→ **STATED TASK**: Set down, exactly as written, the lines from the top of the data to the line that holds "(0,0) rectangle (657,563);", and omit the pictures.

→ **GIVEN INFORMATION**:
══════════

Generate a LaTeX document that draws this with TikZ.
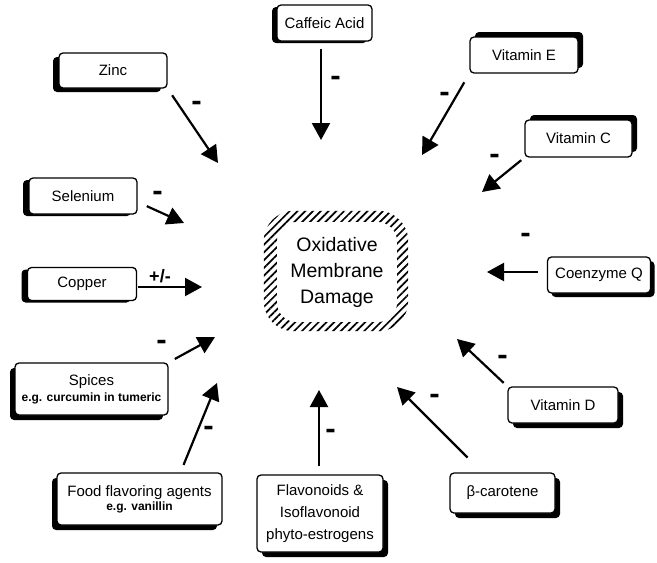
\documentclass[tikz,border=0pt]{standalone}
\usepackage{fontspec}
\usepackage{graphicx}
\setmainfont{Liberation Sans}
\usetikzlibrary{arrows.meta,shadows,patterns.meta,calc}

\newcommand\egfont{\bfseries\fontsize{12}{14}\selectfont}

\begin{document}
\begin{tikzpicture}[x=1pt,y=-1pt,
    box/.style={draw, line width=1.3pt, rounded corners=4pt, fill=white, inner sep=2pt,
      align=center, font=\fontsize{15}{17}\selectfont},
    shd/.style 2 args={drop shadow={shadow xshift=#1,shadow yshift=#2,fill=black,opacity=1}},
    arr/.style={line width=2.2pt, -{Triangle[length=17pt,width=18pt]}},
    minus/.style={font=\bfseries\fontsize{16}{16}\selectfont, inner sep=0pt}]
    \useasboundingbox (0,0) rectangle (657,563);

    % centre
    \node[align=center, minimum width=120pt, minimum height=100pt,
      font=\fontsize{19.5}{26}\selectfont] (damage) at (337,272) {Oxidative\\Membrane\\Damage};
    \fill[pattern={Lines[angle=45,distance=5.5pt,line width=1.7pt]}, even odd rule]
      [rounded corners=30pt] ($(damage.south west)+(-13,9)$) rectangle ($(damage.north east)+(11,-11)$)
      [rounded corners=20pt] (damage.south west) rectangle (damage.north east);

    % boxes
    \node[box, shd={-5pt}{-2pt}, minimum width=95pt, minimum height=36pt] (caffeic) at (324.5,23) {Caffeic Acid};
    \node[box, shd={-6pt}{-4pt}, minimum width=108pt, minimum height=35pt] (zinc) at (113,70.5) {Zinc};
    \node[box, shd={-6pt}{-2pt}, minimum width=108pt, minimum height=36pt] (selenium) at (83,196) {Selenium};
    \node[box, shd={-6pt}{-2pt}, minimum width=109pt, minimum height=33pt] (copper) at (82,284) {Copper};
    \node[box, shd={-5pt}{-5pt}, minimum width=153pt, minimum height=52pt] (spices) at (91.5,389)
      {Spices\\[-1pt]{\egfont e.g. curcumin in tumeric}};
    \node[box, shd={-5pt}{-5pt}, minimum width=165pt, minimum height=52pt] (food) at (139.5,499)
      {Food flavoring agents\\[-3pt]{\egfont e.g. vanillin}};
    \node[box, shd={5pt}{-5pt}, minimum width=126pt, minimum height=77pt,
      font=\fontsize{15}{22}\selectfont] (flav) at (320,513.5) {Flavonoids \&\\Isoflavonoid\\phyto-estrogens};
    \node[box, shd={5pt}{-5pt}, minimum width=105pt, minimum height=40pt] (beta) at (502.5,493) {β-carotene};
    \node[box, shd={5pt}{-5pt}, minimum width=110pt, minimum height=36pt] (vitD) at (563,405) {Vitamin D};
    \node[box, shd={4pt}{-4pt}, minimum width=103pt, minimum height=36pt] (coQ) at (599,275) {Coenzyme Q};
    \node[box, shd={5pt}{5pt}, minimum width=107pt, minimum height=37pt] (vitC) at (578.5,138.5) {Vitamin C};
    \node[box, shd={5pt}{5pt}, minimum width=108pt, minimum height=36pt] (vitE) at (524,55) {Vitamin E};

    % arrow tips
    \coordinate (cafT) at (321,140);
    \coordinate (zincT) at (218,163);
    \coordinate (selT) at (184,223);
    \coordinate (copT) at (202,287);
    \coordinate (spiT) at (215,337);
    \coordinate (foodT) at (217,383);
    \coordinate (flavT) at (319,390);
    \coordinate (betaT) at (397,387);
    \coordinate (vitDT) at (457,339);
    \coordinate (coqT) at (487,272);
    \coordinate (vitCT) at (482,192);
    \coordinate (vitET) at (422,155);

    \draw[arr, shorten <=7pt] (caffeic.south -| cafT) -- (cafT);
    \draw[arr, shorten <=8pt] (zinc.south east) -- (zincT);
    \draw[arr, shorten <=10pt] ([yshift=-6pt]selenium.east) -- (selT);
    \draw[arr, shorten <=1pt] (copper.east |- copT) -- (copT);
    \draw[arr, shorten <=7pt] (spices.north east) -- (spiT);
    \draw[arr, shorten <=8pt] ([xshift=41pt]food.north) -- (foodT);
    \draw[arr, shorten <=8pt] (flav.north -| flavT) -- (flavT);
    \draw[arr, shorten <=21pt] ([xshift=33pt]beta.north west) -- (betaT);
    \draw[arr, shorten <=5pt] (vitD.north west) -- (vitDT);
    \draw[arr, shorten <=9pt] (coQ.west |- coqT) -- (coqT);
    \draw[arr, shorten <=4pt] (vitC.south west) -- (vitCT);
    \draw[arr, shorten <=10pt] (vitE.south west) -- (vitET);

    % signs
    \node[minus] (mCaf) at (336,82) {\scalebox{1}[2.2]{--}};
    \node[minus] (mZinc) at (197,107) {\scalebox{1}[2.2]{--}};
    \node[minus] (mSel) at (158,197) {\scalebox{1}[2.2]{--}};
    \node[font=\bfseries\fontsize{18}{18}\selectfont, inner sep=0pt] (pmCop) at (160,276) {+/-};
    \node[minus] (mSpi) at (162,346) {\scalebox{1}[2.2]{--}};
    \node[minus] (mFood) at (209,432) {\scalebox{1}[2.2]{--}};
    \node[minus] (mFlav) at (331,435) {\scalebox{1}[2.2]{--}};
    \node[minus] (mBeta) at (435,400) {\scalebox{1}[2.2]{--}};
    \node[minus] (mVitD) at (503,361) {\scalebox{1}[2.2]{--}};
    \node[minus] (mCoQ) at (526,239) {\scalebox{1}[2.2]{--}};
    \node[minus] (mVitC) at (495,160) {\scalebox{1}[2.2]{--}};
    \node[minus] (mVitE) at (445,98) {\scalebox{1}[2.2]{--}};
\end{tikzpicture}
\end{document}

══════════

→ **EXERCISE SOLUTION**:
Generate a LaTeX document that draws this with TikZ.
\documentclass[tikz,border=0pt]{standalone}
\usepackage{fontspec}
\usepackage{graphicx}
\setmainfont{Liberation Sans}
\usetikzlibrary{arrows.meta,shadows,patterns.meta,calc}

\newcommand\egfont{\bfseries\fontsize{12}{14}\selectfont}

\begin{document}
\begin{tikzpicture}[x=1pt,y=-1pt,
    box/.style={draw, line width=1.3pt, rounded corners=4pt, fill=white, inner sep=2pt,
      align=center, font=\fontsize{15}{17}\selectfont},
    shd/.style 2 args={drop shadow={shadow xshift=#1,shadow yshift=#2,fill=black,opacity=1}},
    arr/.style={line width=2.2pt, -{Triangle[length=17pt,width=18pt]}},
    minus/.style={font=\bfseries\fontsize{16}{16}\selectfont, inner sep=0pt}]
    \useasboundingbox (0,0) rectangle (657,563);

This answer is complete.